Source excerpt:

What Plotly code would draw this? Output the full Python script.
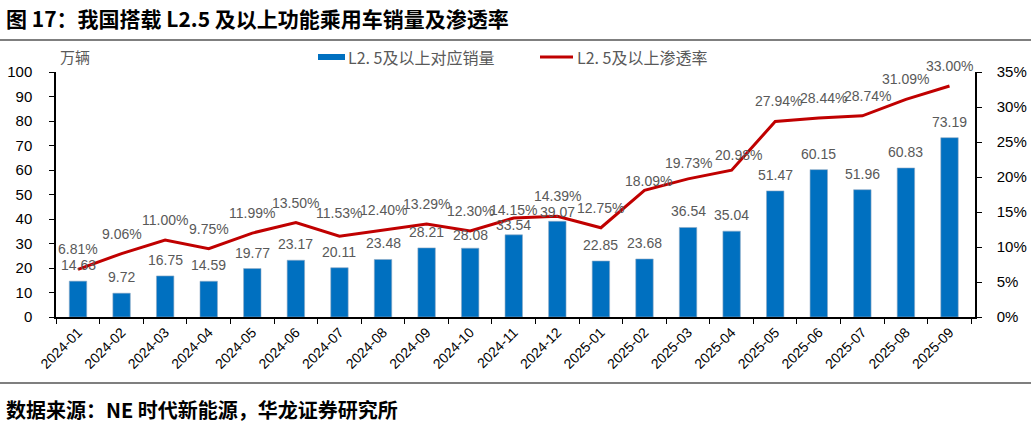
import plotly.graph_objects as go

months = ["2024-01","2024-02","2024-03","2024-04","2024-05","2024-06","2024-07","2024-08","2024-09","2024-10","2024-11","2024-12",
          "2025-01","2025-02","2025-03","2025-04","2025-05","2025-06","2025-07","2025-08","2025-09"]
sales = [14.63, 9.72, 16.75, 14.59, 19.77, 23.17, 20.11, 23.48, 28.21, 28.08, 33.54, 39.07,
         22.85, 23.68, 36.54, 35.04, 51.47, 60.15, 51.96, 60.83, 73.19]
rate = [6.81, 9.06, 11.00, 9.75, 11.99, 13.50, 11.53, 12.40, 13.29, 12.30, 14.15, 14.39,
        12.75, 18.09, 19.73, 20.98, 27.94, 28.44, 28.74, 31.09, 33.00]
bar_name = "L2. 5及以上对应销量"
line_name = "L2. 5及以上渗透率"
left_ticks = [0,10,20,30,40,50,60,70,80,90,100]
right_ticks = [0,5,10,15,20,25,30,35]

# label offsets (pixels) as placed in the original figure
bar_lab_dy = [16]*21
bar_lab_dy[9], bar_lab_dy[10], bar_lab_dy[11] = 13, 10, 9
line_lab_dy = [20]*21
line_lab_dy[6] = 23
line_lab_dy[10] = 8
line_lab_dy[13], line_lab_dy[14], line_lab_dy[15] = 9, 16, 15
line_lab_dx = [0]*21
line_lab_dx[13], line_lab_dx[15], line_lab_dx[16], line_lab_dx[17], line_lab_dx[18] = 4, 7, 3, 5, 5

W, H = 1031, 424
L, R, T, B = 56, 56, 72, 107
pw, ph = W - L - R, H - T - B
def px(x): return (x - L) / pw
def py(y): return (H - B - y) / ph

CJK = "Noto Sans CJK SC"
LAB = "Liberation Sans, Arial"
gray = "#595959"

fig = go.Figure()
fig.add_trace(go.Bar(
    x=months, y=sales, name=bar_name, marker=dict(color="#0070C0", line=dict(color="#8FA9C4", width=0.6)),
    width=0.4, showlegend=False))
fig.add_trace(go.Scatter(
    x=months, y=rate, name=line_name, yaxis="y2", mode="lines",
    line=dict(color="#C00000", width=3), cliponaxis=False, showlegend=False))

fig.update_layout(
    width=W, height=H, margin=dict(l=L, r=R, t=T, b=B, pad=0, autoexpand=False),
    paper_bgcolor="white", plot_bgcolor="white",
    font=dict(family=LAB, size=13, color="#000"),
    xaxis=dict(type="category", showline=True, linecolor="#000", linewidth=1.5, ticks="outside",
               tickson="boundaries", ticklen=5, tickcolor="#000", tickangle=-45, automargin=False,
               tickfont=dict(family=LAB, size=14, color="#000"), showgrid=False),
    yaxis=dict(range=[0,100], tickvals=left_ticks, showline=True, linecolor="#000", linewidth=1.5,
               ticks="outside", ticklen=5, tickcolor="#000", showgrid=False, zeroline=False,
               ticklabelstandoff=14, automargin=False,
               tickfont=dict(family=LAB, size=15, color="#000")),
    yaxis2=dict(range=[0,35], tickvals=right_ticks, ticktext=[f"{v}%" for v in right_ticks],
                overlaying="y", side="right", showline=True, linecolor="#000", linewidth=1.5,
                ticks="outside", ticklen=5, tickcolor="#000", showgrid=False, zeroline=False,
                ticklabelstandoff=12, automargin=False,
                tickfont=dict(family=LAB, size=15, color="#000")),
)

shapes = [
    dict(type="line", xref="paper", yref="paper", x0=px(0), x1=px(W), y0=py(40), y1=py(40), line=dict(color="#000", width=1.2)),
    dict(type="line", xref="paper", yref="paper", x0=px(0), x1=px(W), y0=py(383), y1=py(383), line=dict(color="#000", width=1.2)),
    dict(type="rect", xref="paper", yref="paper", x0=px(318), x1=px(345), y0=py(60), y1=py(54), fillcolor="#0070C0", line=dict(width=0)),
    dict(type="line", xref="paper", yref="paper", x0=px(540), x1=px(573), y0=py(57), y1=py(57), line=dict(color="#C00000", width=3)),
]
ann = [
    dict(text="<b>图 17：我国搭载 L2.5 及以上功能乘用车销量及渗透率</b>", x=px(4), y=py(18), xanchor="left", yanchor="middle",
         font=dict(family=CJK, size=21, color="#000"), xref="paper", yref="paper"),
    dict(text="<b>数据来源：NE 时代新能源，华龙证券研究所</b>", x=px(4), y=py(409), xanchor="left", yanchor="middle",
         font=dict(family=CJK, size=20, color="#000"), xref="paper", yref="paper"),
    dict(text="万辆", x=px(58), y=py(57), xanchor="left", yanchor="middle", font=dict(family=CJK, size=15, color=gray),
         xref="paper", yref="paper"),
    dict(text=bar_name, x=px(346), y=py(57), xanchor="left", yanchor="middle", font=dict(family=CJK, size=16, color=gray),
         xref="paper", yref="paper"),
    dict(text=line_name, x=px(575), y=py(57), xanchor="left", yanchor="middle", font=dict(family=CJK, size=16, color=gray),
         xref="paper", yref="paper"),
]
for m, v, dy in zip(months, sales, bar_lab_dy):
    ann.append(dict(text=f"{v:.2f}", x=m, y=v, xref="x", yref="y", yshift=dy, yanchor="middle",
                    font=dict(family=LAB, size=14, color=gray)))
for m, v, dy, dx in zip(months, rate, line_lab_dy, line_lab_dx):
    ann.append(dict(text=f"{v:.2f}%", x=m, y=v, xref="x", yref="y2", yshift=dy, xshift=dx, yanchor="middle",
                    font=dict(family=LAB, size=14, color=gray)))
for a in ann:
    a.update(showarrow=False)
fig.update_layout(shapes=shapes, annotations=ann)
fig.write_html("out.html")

Objective: Set down again, exactly, the lines of the material above from its first line to the one with "width=3), cliponaxis=False, showlegend=False))", inclusive. Leave the pictures out.

Result for this task:
What Plotly code would draw this? Output the full Python script.
import plotly.graph_objects as go

months = ["2024-01","2024-02","2024-03","2024-04","2024-05","2024-06","2024-07","2024-08","2024-09","2024-10","2024-11","2024-12",
          "2025-01","2025-02","2025-03","2025-04","2025-05","2025-06","2025-07","2025-08","2025-09"]
sales = [14.63, 9.72, 16.75, 14.59, 19.77, 23.17, 20.11, 23.48, 28.21, 28.08, 33.54, 39.07,
         22.85, 23.68, 36.54, 35.04, 51.47, 60.15, 51.96, 60.83, 73.19]
rate = [6.81, 9.06, 11.00, 9.75, 11.99, 13.50, 11.53, 12.40, 13.29, 12.30, 14.15, 14.39,
        12.75, 18.09, 19.73, 20.98, 27.94, 28.44, 28.74, 31.09, 33.00]
bar_name = "L2. 5及以上对应销量"
line_name = "L2. 5及以上渗透率"
left_ticks = [0,10,20,30,40,50,60,70,80,90,100]
right_ticks = [0,5,10,15,20,25,30,35]

# label offsets (pixels) as placed in the original figure
bar_lab_dy = [16]*21
bar_lab_dy[9], bar_lab_dy[10], bar_lab_dy[11] = 13, 10, 9
line_lab_dy = [20]*21
line_lab_dy[6] = 23
line_lab_dy[10] = 8
line_lab_dy[13], line_lab_dy[14], line_lab_dy[15] = 9, 16, 15
line_lab_dx = [0]*21
line_lab_dx[13], line_lab_dx[15], line_lab_dx[16], line_lab_dx[17], line_lab_dx[18] = 4, 7, 3, 5, 5

W, H = 1031, 424
L, R, T, B = 56, 56, 72, 107
pw, ph = W - L - R, H - T - B
def px(x): return (x - L) / pw
def py(y): return (H - B - y) / ph

CJK = "Noto Sans CJK SC"
LAB = "Liberation Sans, Arial"
gray = "#595959"

fig = go.Figure()
fig.add_trace(go.Bar(
    x=months, y=sales, name=bar_name, marker=dict(color="#0070C0", line=dict(color="#8FA9C4", width=0.6)),
    width=0.4, showlegend=False))
fig.add_trace(go.Scatter(
    x=months, y=rate, name=line_name, yaxis="y2", mode="lines",
    line=dict(color="#C00000", width=3), cliponaxis=False, showlegend=False))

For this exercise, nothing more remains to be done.